Today is a lot more than ‘one of those days.’ I have a lot of ‘those days’, trying to figure out my way through motherhood, but today was a really rough one.
There’s the normal busy-ness of being a mom. The day started early, at 4 AM, with a sick baby. This morning there was a grocery list to make, a dishwasher to empty, a floor to sweep, three little bodies to feed & dress, and laundry to do. We did our grocery shopping (which requires three coats, one snow suit, a Moby wrap, a cart cover and six car seat bucklings in and of itself) and had lunch. Then we baked pumpkin bread, and I made peanut better fudge. More dishes. Two snacks served. Made dinner. More dishes. Wrapped Christmas presents. PJs on, teeth brushed, hair combed, bed time routine competed.
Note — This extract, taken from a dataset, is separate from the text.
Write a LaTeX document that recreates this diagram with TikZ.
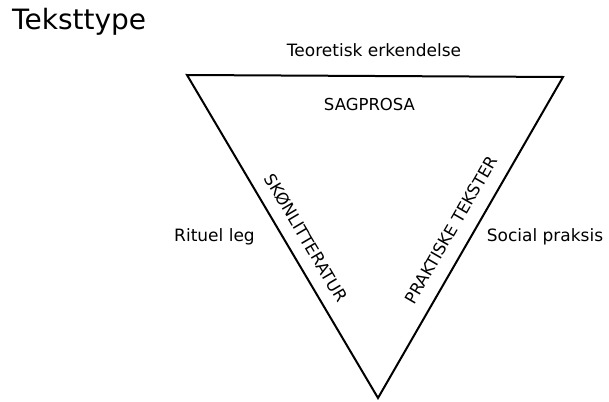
\documentclass[tikz,border=0pt]{standalone}
\usepackage{fontspec}
\setmainfont{DejaVu Sans}
\begin{document}
\begin{tikzpicture}[x=1pt,y=-1pt,
  edge/.style={line width=2pt,line join=miter},
  lbl/.style={font=\fontsize{17}{19}\selectfont,inner sep=0pt,anchor=base},
  genre/.style={font=\fontsize{16.5}{18}\selectfont,inner sep=0pt}]
\useasboundingbox (0,0) rectangle (609,401);
% triangle corners
\coordinate (tl) at (187,75);
\coordinate (tr) at (563,77);
\coordinate (bt) at (378,398);
\draw[edge] (tl) -- (tr) -- (bt) -- cycle;
% title
\node[anchor=base west,inner sep=0pt,font=\fontsize{28}{30}\selectfont] (title) at (12,30) {Teksttype};
% outer labels
\node[lbl] (theory) at (374,57) {Teoretisk erkendelse};
\node[lbl] (ritual) at (214.5,241) {Rituel leg};
\node[lbl] (social) at (545,241) {Social praksis};
% inner labels along the sides
\node[genre] (sag) at (369.5,104) {SAGPROSA};
\node[genre,rotate=-59.4] (skon) at (306,238) {SKØNLITTERATUR};
\node[genre,rotate=60] (prak) at (451,230) {PRAKTISKE TEKSTER};
\end{tikzpicture}
\end{document}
The baby started running a fever in the middle of all of this. This is one of those things I feel badly about. I should have been more firm about people handling him. There are only three people outside of our family who’ve held him lately, but perhaps I should have kept him home. He’s young enough that a temperature of 100.4 will send us at least to the doctor immediately. I’m so afraid that his temperature will go back up (its normal again now) and we’ll spend the week of Christmas at the hospital. He also had two diaper blow outs, so more laundry.
Then there is my oldest. I love her dearly, but I’m really struggling with her right now. She back talks consistently, she refuses to follow directions, she pushes me to my very limits. One success I felt I had, was not yelling today, but that pales in comparison to the failures I have felt with her. She knocked over a display at the store, flipped off a chair after I told her to stop, knocked her sister over, sat in her brother’s car seat, tore apart the bottom of her box spring mattress, hit her sister with a stick horse, and all through out the day defied nearly every direct command she was given.
I know what many would think she’s not disciplined enough, but the child spent nearly as much time in time out today as she did in ‘time in.’ I’ve explained rationally. I’ve done special things with her (we did the pumpkin bread together). I try to be sure she’s well rested—I
bribed her used positive reinforcement to get her to take a nap with baking pumpkin bread.
I know this too shall pass, but I have to admit that as a mother there are days that I wonder how on earth we will make it through the rest of the growing up years. I am so thankful that at the end of the day, once I’ve done my very best, I can leave the situation, and ultimately my children with God. After all, they are his children, and simply on loan to me.